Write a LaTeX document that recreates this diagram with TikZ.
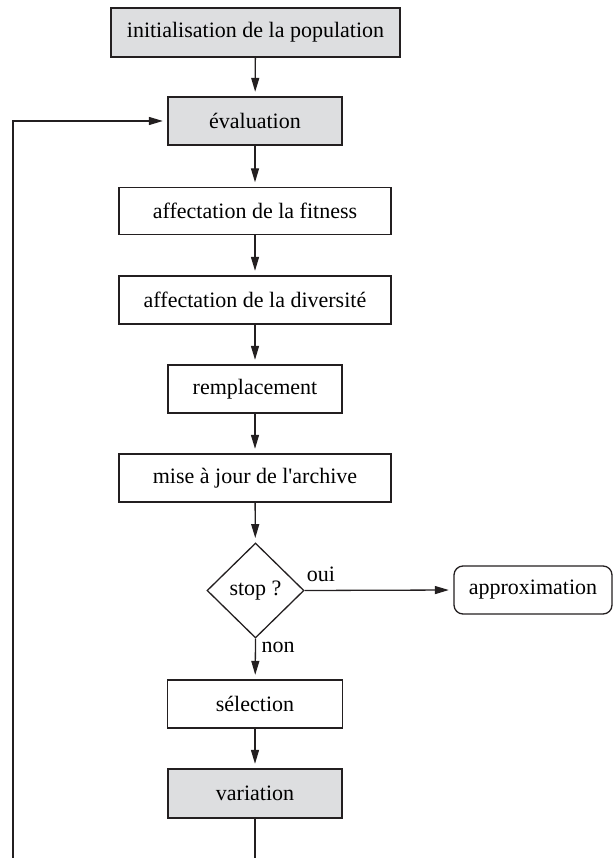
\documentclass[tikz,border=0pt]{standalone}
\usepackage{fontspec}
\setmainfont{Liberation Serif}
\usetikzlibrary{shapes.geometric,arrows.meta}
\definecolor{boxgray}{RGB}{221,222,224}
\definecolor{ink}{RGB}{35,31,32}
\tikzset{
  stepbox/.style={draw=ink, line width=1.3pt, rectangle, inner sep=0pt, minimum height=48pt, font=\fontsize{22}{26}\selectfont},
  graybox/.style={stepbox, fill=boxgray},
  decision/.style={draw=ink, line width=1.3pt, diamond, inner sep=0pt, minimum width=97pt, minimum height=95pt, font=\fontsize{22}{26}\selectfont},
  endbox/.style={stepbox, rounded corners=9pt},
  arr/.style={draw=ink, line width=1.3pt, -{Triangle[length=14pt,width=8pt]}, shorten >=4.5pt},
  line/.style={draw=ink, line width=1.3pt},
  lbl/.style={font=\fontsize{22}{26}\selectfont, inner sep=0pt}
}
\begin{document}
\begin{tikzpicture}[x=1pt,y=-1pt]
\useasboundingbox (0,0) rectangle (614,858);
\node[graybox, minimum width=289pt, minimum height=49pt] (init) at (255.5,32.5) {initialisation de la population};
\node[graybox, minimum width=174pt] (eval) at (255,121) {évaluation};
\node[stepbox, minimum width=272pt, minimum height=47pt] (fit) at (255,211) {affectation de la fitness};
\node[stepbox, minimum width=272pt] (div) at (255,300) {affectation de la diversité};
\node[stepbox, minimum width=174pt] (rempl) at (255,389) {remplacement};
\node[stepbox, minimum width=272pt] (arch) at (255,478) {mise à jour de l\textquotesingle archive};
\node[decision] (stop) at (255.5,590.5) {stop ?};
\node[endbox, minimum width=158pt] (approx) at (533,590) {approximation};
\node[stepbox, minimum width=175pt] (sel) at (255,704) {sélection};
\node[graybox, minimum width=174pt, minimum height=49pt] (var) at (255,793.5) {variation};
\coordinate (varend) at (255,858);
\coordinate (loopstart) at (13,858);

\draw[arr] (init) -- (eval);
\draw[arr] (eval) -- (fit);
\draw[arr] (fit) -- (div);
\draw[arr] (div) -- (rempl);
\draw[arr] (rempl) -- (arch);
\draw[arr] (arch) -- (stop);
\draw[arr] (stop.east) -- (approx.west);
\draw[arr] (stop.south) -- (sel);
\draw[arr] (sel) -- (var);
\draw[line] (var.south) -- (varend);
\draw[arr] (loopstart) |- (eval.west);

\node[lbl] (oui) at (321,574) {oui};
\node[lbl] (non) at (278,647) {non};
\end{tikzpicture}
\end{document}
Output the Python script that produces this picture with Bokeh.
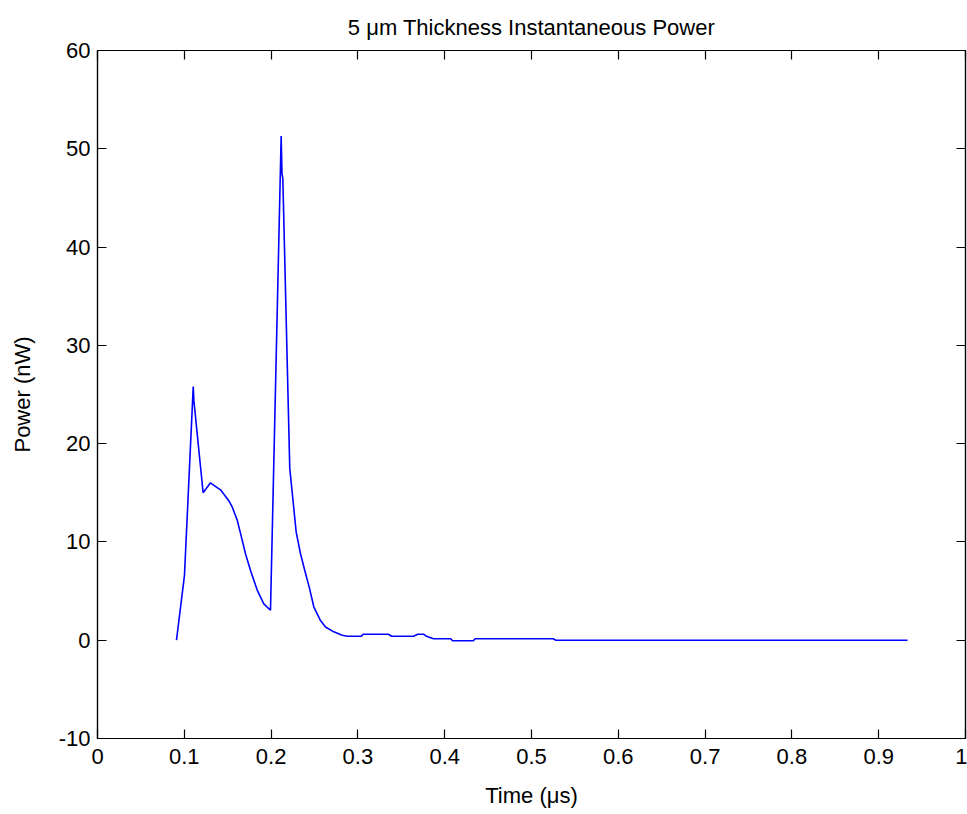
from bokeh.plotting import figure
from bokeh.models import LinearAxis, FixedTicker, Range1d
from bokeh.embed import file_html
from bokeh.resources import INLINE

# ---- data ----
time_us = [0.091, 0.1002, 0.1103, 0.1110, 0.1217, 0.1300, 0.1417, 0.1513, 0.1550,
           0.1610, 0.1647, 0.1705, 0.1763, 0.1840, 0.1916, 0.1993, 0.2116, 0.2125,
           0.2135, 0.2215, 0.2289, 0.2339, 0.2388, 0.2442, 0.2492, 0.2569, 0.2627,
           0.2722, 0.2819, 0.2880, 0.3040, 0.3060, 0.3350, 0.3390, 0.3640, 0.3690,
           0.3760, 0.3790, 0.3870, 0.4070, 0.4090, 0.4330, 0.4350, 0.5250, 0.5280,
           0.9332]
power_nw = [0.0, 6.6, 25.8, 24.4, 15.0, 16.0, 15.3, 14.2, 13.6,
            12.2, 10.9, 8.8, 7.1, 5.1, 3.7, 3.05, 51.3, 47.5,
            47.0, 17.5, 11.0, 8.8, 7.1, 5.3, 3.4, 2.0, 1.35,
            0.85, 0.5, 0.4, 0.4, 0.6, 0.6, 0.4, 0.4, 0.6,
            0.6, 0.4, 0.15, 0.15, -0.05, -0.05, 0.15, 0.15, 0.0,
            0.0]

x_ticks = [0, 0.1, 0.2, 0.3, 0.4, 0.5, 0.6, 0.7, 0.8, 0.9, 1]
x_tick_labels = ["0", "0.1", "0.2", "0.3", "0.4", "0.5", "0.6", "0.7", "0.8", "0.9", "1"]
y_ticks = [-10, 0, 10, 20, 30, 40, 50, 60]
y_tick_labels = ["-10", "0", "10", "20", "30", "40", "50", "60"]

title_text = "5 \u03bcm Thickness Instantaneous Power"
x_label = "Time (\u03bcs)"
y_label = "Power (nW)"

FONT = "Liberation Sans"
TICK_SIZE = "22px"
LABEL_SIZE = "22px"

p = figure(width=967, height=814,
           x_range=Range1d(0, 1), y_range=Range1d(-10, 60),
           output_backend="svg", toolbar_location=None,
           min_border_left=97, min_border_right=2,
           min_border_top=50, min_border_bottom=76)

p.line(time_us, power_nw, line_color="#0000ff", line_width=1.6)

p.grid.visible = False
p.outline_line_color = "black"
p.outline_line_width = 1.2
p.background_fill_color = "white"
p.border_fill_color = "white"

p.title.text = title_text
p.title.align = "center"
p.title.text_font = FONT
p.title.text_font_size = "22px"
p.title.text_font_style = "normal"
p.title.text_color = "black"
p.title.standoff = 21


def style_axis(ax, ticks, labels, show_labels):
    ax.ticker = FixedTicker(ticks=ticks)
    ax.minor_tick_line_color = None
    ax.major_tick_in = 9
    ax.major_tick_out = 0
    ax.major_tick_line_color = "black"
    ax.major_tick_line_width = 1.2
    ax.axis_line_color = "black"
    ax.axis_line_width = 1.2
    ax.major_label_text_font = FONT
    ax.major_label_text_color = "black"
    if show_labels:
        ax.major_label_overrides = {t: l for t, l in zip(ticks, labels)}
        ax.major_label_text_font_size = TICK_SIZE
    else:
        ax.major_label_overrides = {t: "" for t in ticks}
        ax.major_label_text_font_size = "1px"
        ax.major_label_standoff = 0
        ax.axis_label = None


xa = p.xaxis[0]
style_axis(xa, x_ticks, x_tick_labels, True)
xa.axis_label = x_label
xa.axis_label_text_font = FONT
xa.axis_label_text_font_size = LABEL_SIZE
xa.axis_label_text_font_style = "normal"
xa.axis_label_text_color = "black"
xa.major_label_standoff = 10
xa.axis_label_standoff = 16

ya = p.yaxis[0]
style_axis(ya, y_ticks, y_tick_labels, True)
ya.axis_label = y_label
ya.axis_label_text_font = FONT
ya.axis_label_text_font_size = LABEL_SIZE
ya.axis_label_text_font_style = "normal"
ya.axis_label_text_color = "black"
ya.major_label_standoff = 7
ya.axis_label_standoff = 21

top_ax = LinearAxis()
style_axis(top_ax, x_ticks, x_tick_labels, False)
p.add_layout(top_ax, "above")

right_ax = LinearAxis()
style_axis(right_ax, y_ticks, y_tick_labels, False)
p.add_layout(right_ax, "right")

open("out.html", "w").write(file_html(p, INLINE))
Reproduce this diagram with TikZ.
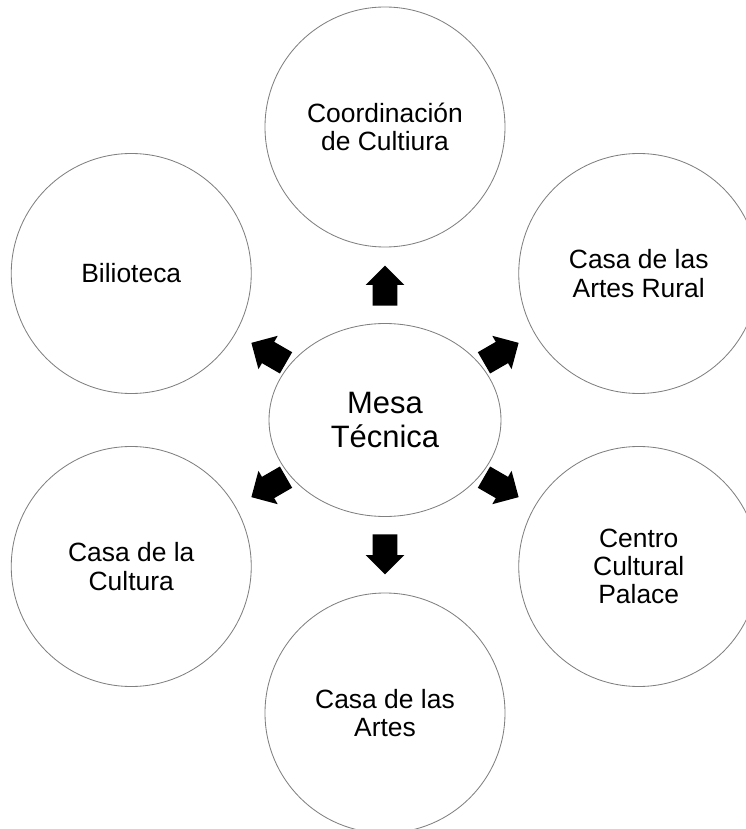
==================================================
Short exercise:
Reproduce nothing but the lines from the one with "Output the Python" to the one with "from bokeh.resources import INLINE", both lines included, and keep every picture out of the copy.

Answer to the exercise:
Output the Python script that produces this picture with Bokeh.
from bokeh.plotting import figure
from bokeh.models import LinearAxis, FixedTicker, Range1d
from bokeh.embed import file_html
from bokeh.resources import INLINE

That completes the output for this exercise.